The great irony is that this was supposed to be the CEO administration. Bush was supposed to put people in charge of government who had track records in private industry, who did in fact know how to run a railroad. For just sheer incompetence, this administration sets new records daily. All those years the right wing sat around yammering about government incompetence, and it took this administration to make it true.
But while the press is busy sort of figuring out what government needs to do — homeland security, anyone? — other agencies are slipping quietly out of control, with almost no attention paid. In the case of the Internal Revenue Service, the problem appears to be more malice than incompetence.
Right-wing conspiracy theorists used to enjoy frightening themselves with the possibility that the IRS would somehow become politicized and be used as a tool by some nasty socialist like Jimmy Carter to go after their ill-gotten gains stashed illegally offshore. Always seemed like a good plan to me. Unfortunately, the only people who ever tried to politicize the IRS were on the right — first Richard Nixon and now George W. Bush.
Hundreds of thousands of poor Americans have had their tax refunds frozen and their returns labeled fraudulent, according to the IRS's taxpayer advocate, Nina Olson.
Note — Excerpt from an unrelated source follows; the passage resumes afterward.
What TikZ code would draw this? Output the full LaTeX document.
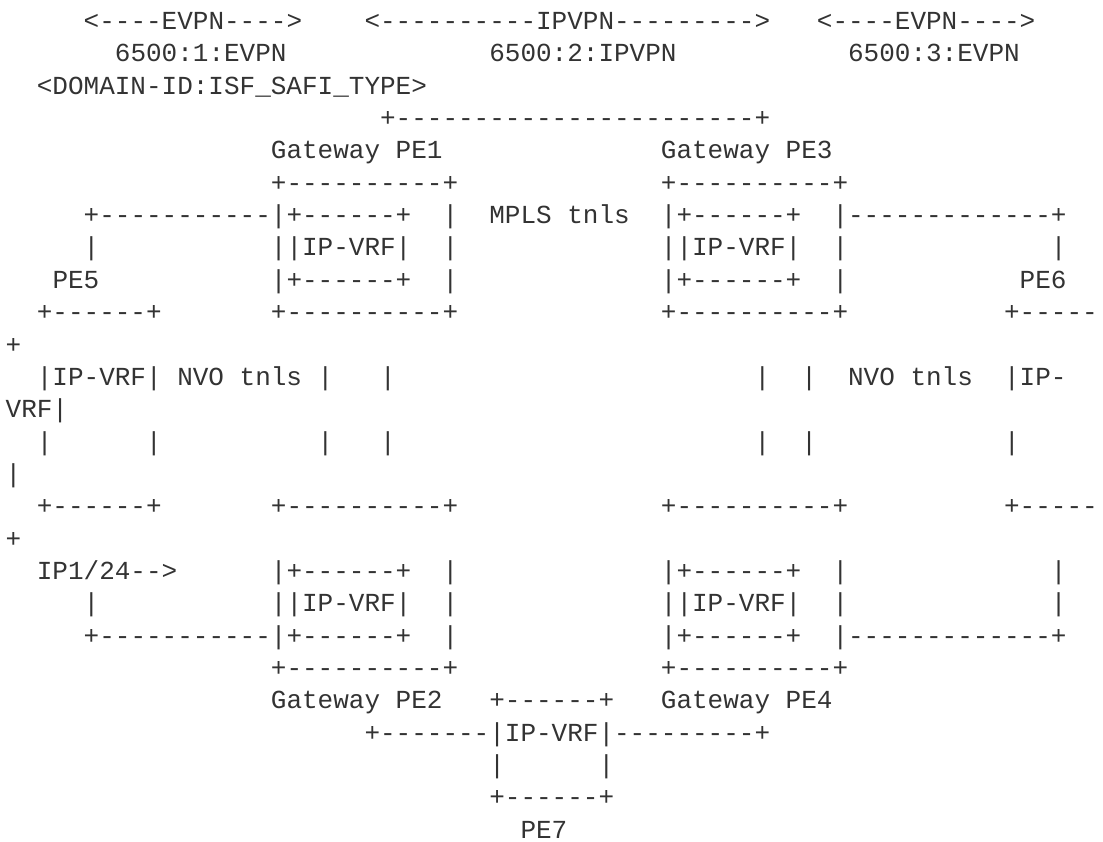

Testifying before Congress this week, Olson said the average income of these taxpayers is $13,000. Olson and her staff sampled the suspected returns and found that, at most, one in five was questionable.
The poor citizens are seeking refunds under the Earned Income Tax Credit, a Reagan program to help the working poor. The total possible tax fraud amount involved in these returns is $9 billion — compared to the $100 billion problem with fraud by small businessmen who deal in cash. That's the kind of shrewd administration we've come to expect from the Bushies. Olson points out it is not only unfair, but also a waste of time. Meanwhile, mind-boggling sums in taxes are being evaded by those at the other end of the income scale.
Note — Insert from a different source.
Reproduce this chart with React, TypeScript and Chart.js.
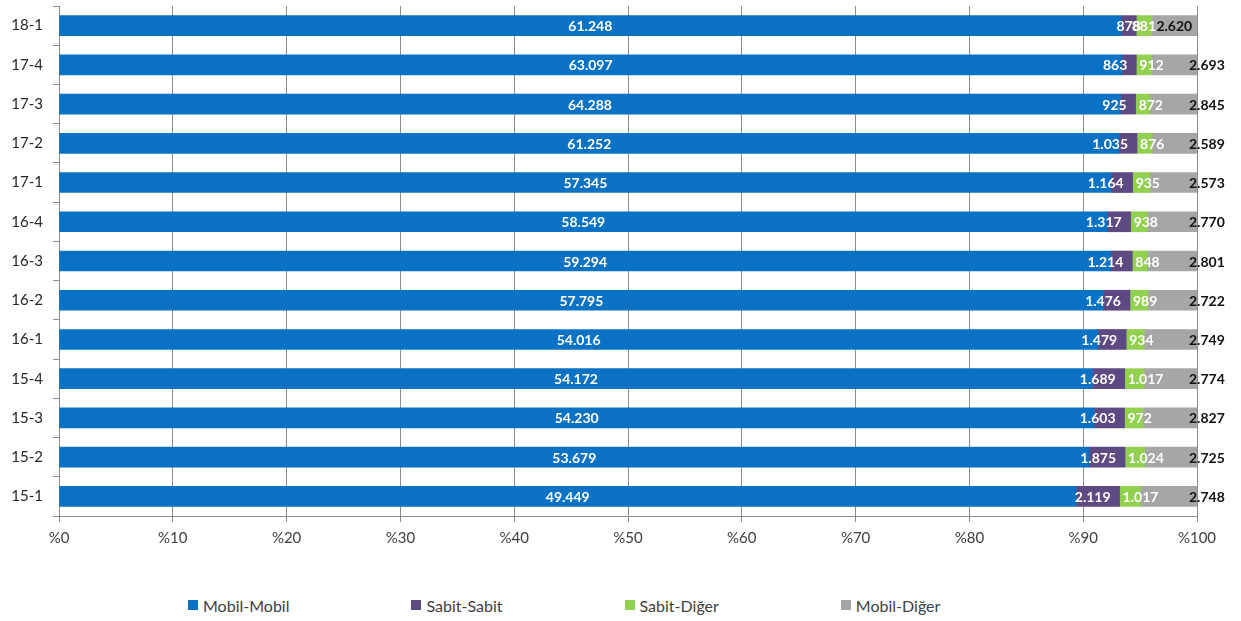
import React, { useEffect, useRef } from 'react';
import { Chart, registerables } from 'chart.js';

Chart.register(...registerables);

const categories = ['18-1', '17-4', '17-3', '17-2', '17-1', '16-4', '16-3', '16-2', '16-1', '15-4', '15-3', '15-2', '15-1'];
const mobilMobil = [61248, 63097, 64288, 61252, 57345, 58549, 59294, 57795, 54016, 54172, 54230, 53679, 49449];
const sabitSabit = [878, 863, 925, 1035, 1164, 1317, 1214, 1476, 1479, 1689, 1603, 1875, 2119];
const sabitDiger = [881, 912, 872, 876, 935, 938, 848, 989, 934, 1017, 972, 1024, 1017];
const mobilDiger = [2620, 2693, 2845, 2589, 2573, 2770, 2801, 2722, 2749, 2774, 2827, 2725, 2748];
const seriesNames = ['Mobil-Mobil', 'Sabit-Sabit', 'Sabit-Diğer', 'Mobil-Diğer'];
const seriesColors = ['#0a72c4', '#5e4a82', '#92d050', '#a6a6a6'];
const xTicks = [0, 10, 20, 30, 40, 50, 60, 70, 80, 90, 100];

const rawSeries = [mobilMobil, sabitSabit, sabitDiger, mobilDiger];
const totals = categories.map((_, i) => rawSeries.reduce((s, arr) => s + arr[i], 0));

function fmt(n: number): string {
  return String(n).replace(/\B(?=(\d{3})+(?!\d))/g, '.');
}

const FONT = 'Lato, "Open Sans", sans-serif';

const labelPlugin = {
  id: 'segmentLabels',
  afterDatasetsDraw(chart: any) {
    const ctx = chart.ctx;
    const area = chart.chartArea;
    ctx.save();
    ctx.font = `bold 14px ${FONT}`;
    ctx.textBaseline = 'middle';
    chart.data.datasets.forEach((_ds: any, di: number) => {
      const meta = chart.getDatasetMeta(di);
      meta.data.forEach((bar: any, i: number) => {
        const text = fmt(rawSeries[di][i]);
        const { x, y, base } = bar.getProps(['x', 'y', 'base'], true);
        let tx: number;
        let align: CanvasTextAlign;
        if (di === 0 || i === 0) {
          tx = (x + base) / 2;
          align = 'center';
        } else if (di === 1) {
          tx = x - 9;
          align = 'right';
        } else if (di === 2) {
          tx = base + 3;
          align = 'left';
        } else {
          tx = area.right - 8;
          align = 'left';
        }
        ctx.textAlign = align;
        ctx.fillStyle = di === 3 ? '#111111' : '#ffffff';
        ctx.fillText(text, tx, y + 1);
      });
    });
    ctx.restore();
  },
};

export default function App() {
  const ref = useRef<HTMLCanvasElement>(null);

  useEffect(() => {
    if (!ref.current) return;
    Chart.defaults.font.family = FONT;
    const chart = new Chart(ref.current, {
      type: 'bar',
      data: {
        labels: categories,
        datasets: rawSeries.map((arr, di) => ({
          label: seriesNames[di],
          data: arr.map((v, i) => (v / totals[i]) * 100),
          backgroundColor: seriesColors[di],
          borderWidth: 0,
          barThickness: 20,
        })),
      },
      options: {
        indexAxis: 'y',
        animation: false,
        responsive: false,
        layout: { padding: { top: 6, right: 44, left: 0, bottom: 0 } },
        scales: {
          x: {
            stacked: true,
            min: 0,
            max: 100,
            afterBuildTicks: (s: any) => {
              s.ticks = xTicks.map((v) => ({ value: v }));
            },
            afterFit: (s: any) => {
              s.height = 44;
              s.paddingLeft = 0;
              s.paddingRight = 0;
            },
            ticks: {
              callback: (v: any) => '%' + v,
              color: '#404040',
              font: { size: 15 },
              padding: 7,
              maxRotation: 0,
            },
            grid: { color: '#8c8c8c', tickLength: 6, drawTicks: true },
            border: { color: '#8c8c8c' },
          },
          y: {
            stacked: true,
            afterFit: (s: any) => {
              s.width = 59;
              s.paddingTop = 0;
              s.paddingBottom = 0;
            },
            ticks: { color: '#262626', font: { size: 15 }, padding: 10 },
            grid: { display: true, drawOnChartArea: false, tickLength: 6, color: '#8c8c8c', offset: true },
            border: { color: '#8c8c8c' },
          },
        },
        plugins: {
          legend: { display: false },
          tooltip: { enabled: false },
        },
      },
      plugins: [labelPlugin],
    } as any);
    return () => chart.destroy();
  }, []);

  return (
    <div style={{ position: 'absolute', left: 0, top: 0, width: 1241, height: 621, fontFamily: FONT }}>
      <canvas ref={ref} width={1241} height={560} style={{ position: 'absolute', left: 0, top: 0 }} />
      <div
        style={{
          position: 'absolute',
          left: 188,
          top: 595,
          height: 20,
          display: 'flex',
          alignItems: 'center',
          gap: 122,
          fontSize: 16,
          color: '#404040',
          whiteSpace: 'nowrap',
        }}
      >
        {seriesNames.map((name, i) => (
          <div key={name} style={{ display: 'flex', alignItems: 'center' }}>
            <span style={{ display: 'inline-block', width: 10, height: 10, background: seriesColors[i], marginRight: 5 }} />
            <span>{name}</span>
          </div>
        ))}
      </div>
    </div>
  );
}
David Cay Johnston, The New York Times' tax expert and author of "Perfectly Legal," reports the IRS is now involved in an effort to cover up these very kinds of incompetence that Olson demonstrated. "Records showing how thoroughly the IRS audits big corporations and the rich, and how much it discounts the additional taxes assessed after audits, are being withheld from the public despite a 1976 court order requiring their disclosure," Johnston writes. In an episode reminiscent of the Three Stooges, the IRS simply announced there was no court order.
This is, of course, part of a far wider and grimmer shutdown of information about our government. Despite cheerful burbling from the president ("The presumption ought to be that citizens ought to know as much as possible about the government decision-making," he said last year), this administration's love of secrecy is monumental. In fact, the cost of keeping what our government does secret from the public has gone up alarmingly: The classification system that cost $4.3 billion in fiscal year 2000 was up to $7.2 billion in fiscal year 2004. That's a lot of Wite-Out.
Meanwhile, the IRS has also tracked the political affiliations of taxpayers in 20 states. Its explanation is that the information was "routinely collected by a vendor" and, of course, it made no use of it. And now the IRS is planning to "outsource" collecting overdue taxes to private firms around the country. Now, let's see, do we think any of those private firms will have Republican Party affiliations?